Tokenomics — the economics of a token — can make or break a crypto project. Here's why $GMINE's fixed supply model is designed for long-term value.
The Problem with Unlimited Supply
Many tokens allow unlimited minting. The development team can create new tokens at will, diluting existing holders. This is the crypto equivalent of a central bank printing money — and it destroys value.
$GMINE's Fixed 1 Billion Supply
The $GMINE smart contract has a hard-coded MAX_SUPPLY of 1,000,000,000 tokens. This constant cannot be modified — it's baked into the bytecode on the blockchain.
But we go further: the contract includes a disableMinting() function. Once called, it sets a permanent flag that prevents ANY new tokens from ever being created. This is a one-way, irreversible operation.
Allocation Breakdown
- Mining Rewards (40%): 400M tokens released over 5-10 years via the halving schedule
- Business Staking (15%): 150M tokens for the business tier system
- Team & Founders (15%): 150M tokens, 4-year vesting with 1-year cliff
- Ecosystem Fund (15%): 150M tokens, multisig-governed for partnerships
- Liquidity Pool (10%): 100M tokens, locked for 2+ years
- Marketing (5%): 50M tokens, 2-year vesting schedule
Team Vesting
The team's 15% allocation vests over 4 years with a 1-year cliff.
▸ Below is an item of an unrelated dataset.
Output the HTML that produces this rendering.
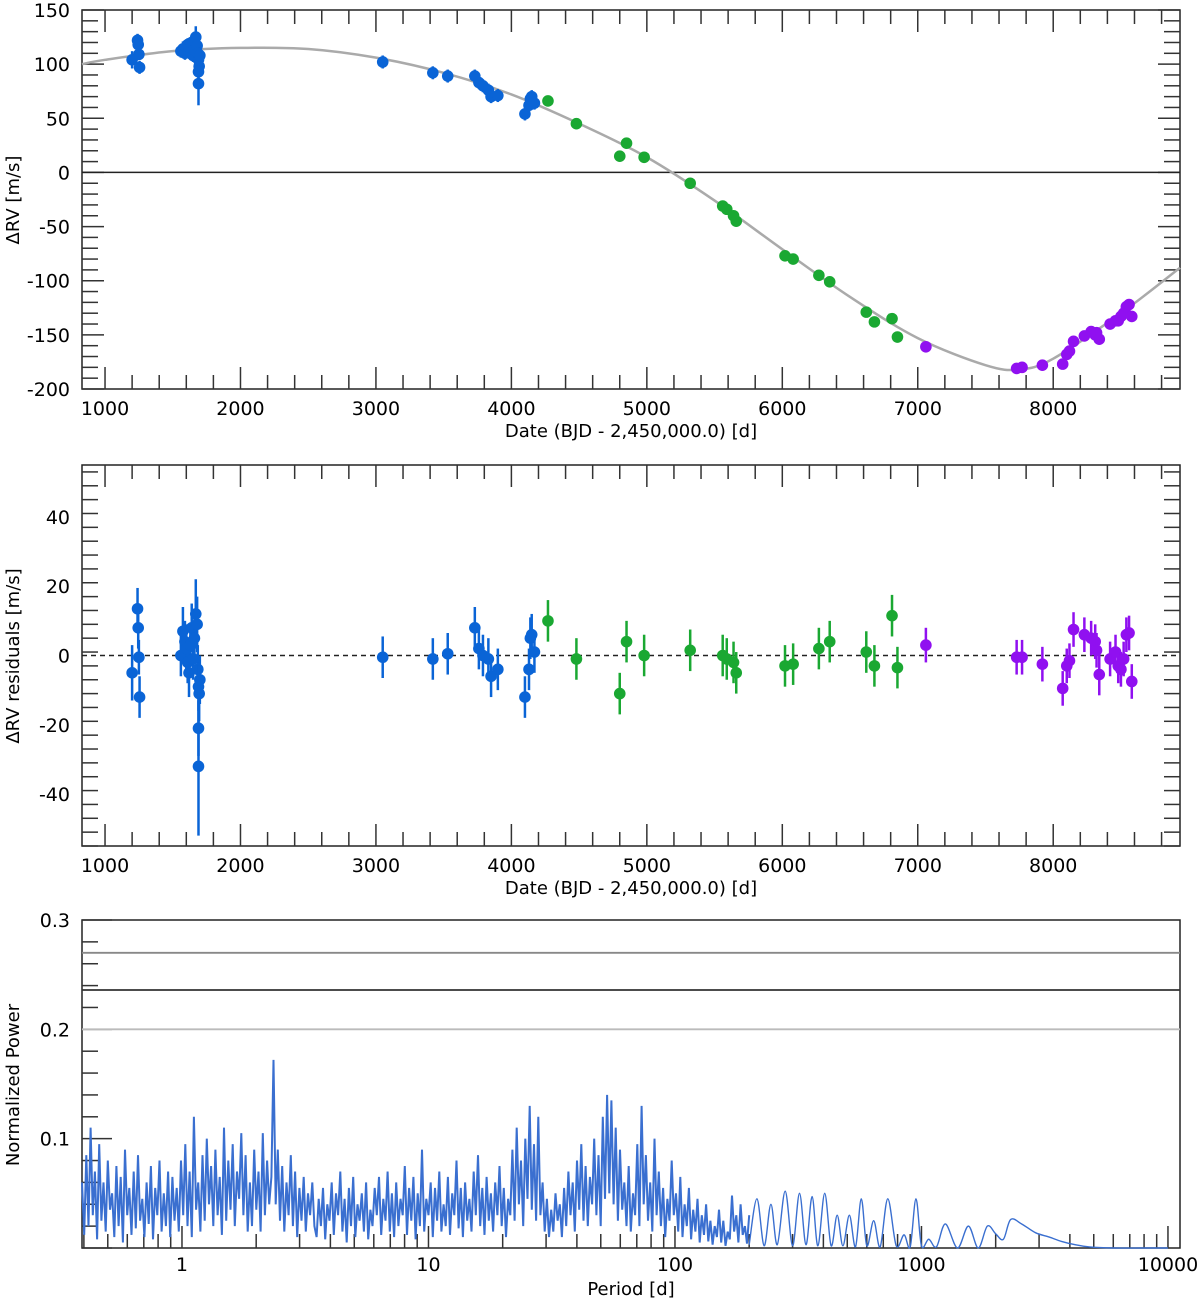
<!DOCTYPE html>
<html><head><meta charset="utf-8"><style>
body{margin:0;background:#fff;}
svg text{font-family:"DejaVu Sans","Liberation Sans",sans-serif;fill:#000;}
</style></head><body>
<svg id="s" width="1200" height="1305" xmlns="http://www.w3.org/2000/svg"></svg>
<script>
// ---- data ----
const blueT=[1200,1240,1245,1250,1255,1560,1575,1590,1600,1610,1620,1630,1640,1650,1660,1670,1680,1685,1690,1695,1700,1690,1690,3050,3420,3530,3730,3760,3790,3830,3850,3900,4100,4130,4140,4150,4170];
const blueRV=[104,122,118,109,97,112,114,110,116,118,112,115,120,108,113,125,117,110,104,98,108,93,82,102,92,89,89,83,80,76,70,71,54,62,68,70,64];
const blueRes=[-5,13.5,8,-0.5,-12,0,7,4,2,-2,-5,3,8,-1,5,12,9,-4,-9,-11,-7,-21,-32,-0.5,-1,0.5,8,2,0,-1,-6,-4,-12,-4,5,6,1];
const blueErr=[8,6,6,5,6,6,7,6,7,6,7,6,7,6,7,10,8,7,7,8,7,8,20,6,6,6,6,6,6,6,6,6,6,6,6,6,6];
const greenT=[4270,4480,4800,4850,4980,5320,5560,5590,5640,5660,6020,6080,6270,6350,6620,6680,6810,6850];
const greenRV=[66,45,15,27,14,-10,-31,-34,-40,-45,-77,-80,-95,-101,-129,-138,-135,-152];
const greenRes=[10,-1,-11,4,0,1.5,0,-1,-2,-5,-3,-2.5,2,4,1,-3,11.5,-3.5];
const greenErr=[6,6,6,6,6,6,6,6,6,6,6,6,6,6,6,6,6,6];
const purpT=[7060,7730,7770,7920,8070,8100,8120,8150,8230,8280,8310,8320,8340,8420,8460,8480,8500,8520,8540,8560,8580];
const purpRV=[-161,-181,-180,-178,-177,-168,-165,-156,-151,-147,-150,-148,-154,-140,-137,-137,-133,-130,-124,-122,-133];
const purpRes=[3,-0.5,-0.5,-2.5,-9.5,-3,-1.5,7.5,6,5,4,1.5,-5.5,-1,1,-3,-4,-1,6,6.5,-7.5];
const purpErr=[5,5,5,5,5,5,5,5,5,5,5,5,6,5,5,5,5,5,5,5,5];
const modelT=[830,1000,1500,2000,2500,3000,3500,4000,4500,5000,5500,6000,6500,7000,7500,7750,8000,8500,8936];
const modelRV=[100,104,112,115,114,106,92,72,45,14,-26,-71,-115,-153,-178,-182,-172,-130,-88];
const xTicks=[1000,2000,3000,4000,5000,6000,7000,8000];
const y1Ticks=[150,100,50,0,-50,-100,-150,-200];
const y2Ticks=[40,20,0,-20,-40];
const y3Ticks=[0.3,0.2,0.1];
const pTicks=[1,10,100,1000,10000];
const fapLevels=[0.27,0.236,0.2];
const noisePower=[60,12,85,20,110,30,70,8,95,25,60,15,80,35,50,10,75,20,65,5,90,30,55,12,70,18,85,25,45,10,60,22,75,8,55,30,80,15,50,20,70,10,65,25,55,
15,80,30,95,20,70,10,120,35,60,15,85,25,100,40,75,20,90,30,65,12,110,25,80,35,95,20,70,45,105,30,85,15,60,20,90,35,70,15,105,30,80,40,65,172,40,90,25,75,15,60,30,85,20,70,10,55,25,65,15,50,30,60,20,
10,45,20,55,8,40,25,60,12,50,30,70,15,45,5,55,20,65,10,40,25,50,15,60,8,35,20,55,30,65,12,45,25,70,15,50,10,60,20,45,30,75,12,55,25,65,8,50,20,90,15,45,30,60,10,55,25,70,15,40,20,65,12,50,30,80,18,55,10,60,25,45,15,70,30,85,20,55,12,65,25,50,15,60,30,75,20,55,10,45,
30,90,25,110,40,80,20,100,45,130,35,95,25,120,30,60,15,45,10,35,
15,50,25,40,10,55,20,70,30,60,15,80,35,95,25,75,20,65,40,100,30,85,20,120,45,140,50,135,40,110,25,90,35,60,20,75,15,50,30,95,20,130,40,85,25,60,15,100,30,70,20,55,10,45,25,80,30,50,15,65,10,40,20,55,8,35,15,45,5,30,12,40,6,25,3,20,10,35,5,25,2,15,8,48,15,30,5,40,12,20,4,30];
const smoothP=[200,215,230,245,260,280,300,320,340,360,380,405,430,455,480,510,540,570,600,640,680,730,790,850,900,950,1000,1070,1150,1250,1400,1550,1700,1850,2000,2150,2300,2550,2900,3300,3700,4200,4800,6000,8000,10000];
const smoothPow=[0.003,0.045,0.002,0.04,0.003,0.052,0.002,0.05,0.003,0.047,0.002,0.05,0.002,0.03,0.002,0.03,0.001,0.045,0.002,0.025,0.001,0.045,0.002,0.012,0.001,0.045,0.002,0.008,0.001,0.022,0.0,0.02,0.0,0.02,0.013,0.008,0.026,0.022,0.014,0.01,0.006,0.003,0.001,0.0,0.0,0.0];
// ---- helpers ----
const S=document.getElementById('s');const NS='http://www.w3.org/2000/svg';
function mk(t,a,p){const e=document.createElementNS(NS,t);for(const k in a)e.setAttribute(k,a[k]);(p||S).appendChild(e);return e;}
const L=82,R=1180;
const xD=d=>L+(d-830)/(8936-830)*(R-L);
const P1={t:10,b:389,hi:150,lo:-200},P2={t:465,b:846,hi:55,lo:-55},P3={t:920,b:1248,hi:0.3,lo:0};
const yP=(P,v)=>P.t+(P.hi-v)/(P.hi-P.lo)*(P.b-P.t);
const lpL=Math.log10(0.393),lpR=Math.log10(11190);
const xP=p=>L+(Math.log10(p)-lpL)/(lpR-lpL)*(R-L);
function frame(P,name){const g=mk('g',{});
 mk('rect',{x:L,y:P.t,width:R-L,height:P.b-P.t,fill:'none',stroke:'#222','stroke-width':1.5},g);return g;}
function dateAxes(P,name,minorY,majorY){
 const g=frame(P,name);
 for(let d=1000;d<=8800;d+=200){const x=xD(d),len=d%1000==0?22:14;
  mk('line',{x1:x,x2:x,y1:P.b,y2:P.b-len,stroke:'#333','stroke-width':1.5},g);mk('line',{x1:x,x2:x,y1:P.t,y2:P.t+len,stroke:'#333','stroke-width':1.5},g);}
 for(let v=P.lo;v<=P.hi+1e-9;v+=minorY){const y=yP(P,v),mj=Math.abs(v%majorY)<1e-6,len=mj?22:16;
  mk('line',{x1:L,x2:L+len,y1:y,y2:y,stroke:'#333','stroke-width':1.5},g);mk('line',{x1:R,x2:R-len,y1:y,y2:y,stroke:'#333','stroke-width':1.5},g);}
 xTicks.forEach(d=>{const t=mk('text',{x:xD(d),y:P.b+26,'font-size':19,'text-anchor':'middle'},g);t.textContent=d;});
 const t=mk('text',{x:631,y:P.b+48,'font-size':18,'text-anchor':'middle'},g);t.textContent='Date (BJD - 2,450,000.0) [d]';
}
// panel 1
dateAxes(P1,'rv-panel',10,50);
y1Ticks.forEach(v=>{const t=mk('text',{x:70,y:yP(P1,v)+7,'font-size':19,'text-anchor':'end'});t.textContent=v;});
{const t=mk('text',{x:19,y:200,'font-size':18,'text-anchor':'middle',transform:'rotate(-90 19 200)'});t.textContent='ΔRV [m/s]';}
{const l=mk('line',{x1:L,x2:R,y1:yP(P1,0),y2:yP(P1,0),stroke:'#222','stroke-width':1.5});}
function cr(xs,ys){let d='M'+xs[0]+' '+ys[0];for(let i=0;i<xs.length-1;i++){const x0=xs[Math.max(i-1,0)],y0=ys[Math.max(i-1,0)],x1=xs[i],y1=ys[i],x2=xs[i+1],y2=ys[i+1],x3=xs[Math.min(i+2,xs.length-1)],y3=ys[Math.min(i+2,xs.length-1)];
 d+=' C'+(x1+(x2-x0)/6)+' '+(y1+(y2-y0)/6)+' '+(x2-(x3-x1)/6)+' '+(y2-(y3-y1)/6)+' '+x2+' '+y2;}return d;}
{const p=mk('path',{d:cr(modelT.map(xD),modelRV.map(v=>yP(P1,v))),fill:'none',stroke:'#aaa','stroke-width':2.5});}
function series(P,T,V,E,col,name){const g=mk('g',{});
 T.forEach((t,i)=>{const x=xD(t);mk('line',{x1:x,x2:x,y1:yP(P,V[i]+E[i]),y2:yP(P,V[i]-E[i]),stroke:col,'stroke-width':2.5},g);
  const c=mk('circle',{cx:x,cy:yP(P,V[i]),r:5.8,fill:col},g);});}
const cB='#0a64d6',cG='#1aa832',cP='#9010f0';
series(P1,blueT,blueRV,blueErr,cB,'rv-blue');
series(P1,greenT,greenRV,greenErr.map(e=>e*0.6),cG,'rv-green');
series(P1,purpT,purpRV,purpErr.map(e=>e*0.5),cP,'rv-purple');
// panel 2
dateAxes(P2,'residual-panel',4,20);
y2Ticks.forEach(v=>{const t=mk('text',{x:70,y:yP(P2,v)+7,'font-size':19,'text-anchor':'end'});t.textContent=v;});
{const t=mk('text',{x:19,y:656,'font-size':18,'text-anchor':'middle',transform:'rotate(-90 19 656)'});t.textContent='ΔRV residuals [m/s]';}
{const l=mk('line',{x1:L,x2:R,y1:yP(P2,0),y2:yP(P2,0),stroke:'#222','stroke-width':1.5,'stroke-dasharray':'5,4'});}
series(P2,blueT,blueRes,blueErr,cB,'res-blue');
series(P2,greenT,greenRes,greenErr,cG,'res-green');
series(P2,purpT,purpRes,purpErr,cP,'res-purple');
// panel 3
{const g=frame(P3,'periodogram');
 for(let v=0;v<=0.3001;v+=0.02){const y=yP(P3,v),mj=Math.abs((v*10)%1)<1e-6||Math.abs((v*10)%1-1)<1e-6;mk('line',{x1:L,x2:L+(mj?30:16),y1:y,y2:y,stroke:'#333','stroke-width':1.5},g);}
 for(let e=-1;e<5;e++)for(let k=1;k<10;k++){const p=k*Math.pow(10,e);if(p<0.393||p>11000)continue;const x=xP(p);mk('line',{x1:x,x2:x,y1:P3.b,y2:P3.b-(k==1?22:14),stroke:'#333','stroke-width':1.5},g);}}
y3Ticks.forEach(v=>{const t=mk('text',{x:70,y:yP(P3,v)+7,'font-size':19,'text-anchor':'end'});t.textContent=v.toFixed(1);});
pTicks.forEach(p=>{const t=mk('text',{x:xP(p),y:P3.b+23,'font-size':19,'text-anchor':'middle'});t.textContent=p;});
{const t=mk('text',{x:631,y:1295,'font-size':18,'text-anchor':'middle'});t.textContent='Period [d]';}
{const t=mk('text',{x:19,y:1085,'font-size':18,'text-anchor':'middle',transform:'rotate(-90 19 1085)'});t.textContent='Normalized Power';}
const fapCols=['#888','#333','#bbb'];
fapLevels.forEach((v,i)=>{const l=mk('line',{x1:L,x2:R,y1:yP(P3,v),y2:yP(P3,v),stroke:fapCols[i],'stroke-width':1.8});});
{const n=noisePower.length,a=lpL,b=Math.log10(200);
 const pts=noisePower.map((v,i)=>{const p=Math.pow(10,a+(b-a)*i/(n-1));return xP(p).toFixed(1)+','+yP(P3,v/1000).toFixed(1);}).join(' ');
 const pl=mk('polyline',{points:pts,fill:'none',stroke:'#3a6fd0','stroke-width':2});
 const sp=mk('path',{d:cr(smoothP.map(xP),smoothPow.map(v=>yP(P3,v))),fill:'none',stroke:'#3a6fd0','stroke-width':1.4});}
</script>
</body></html>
This means the founding team receives zero tokens in Year 1, then gradual monthly releases over the following 3 years. This aligns incentives — the team only benefits if the project succeeds long-term.
Why This Matters
When you earn or purchase $GMINE, you know exactly what you're getting: a piece of a fixed, finite supply that can never be diluted. Combined with real business revenue backing and the halving schedule, $GMINE's tokenomics are designed for sustainable value.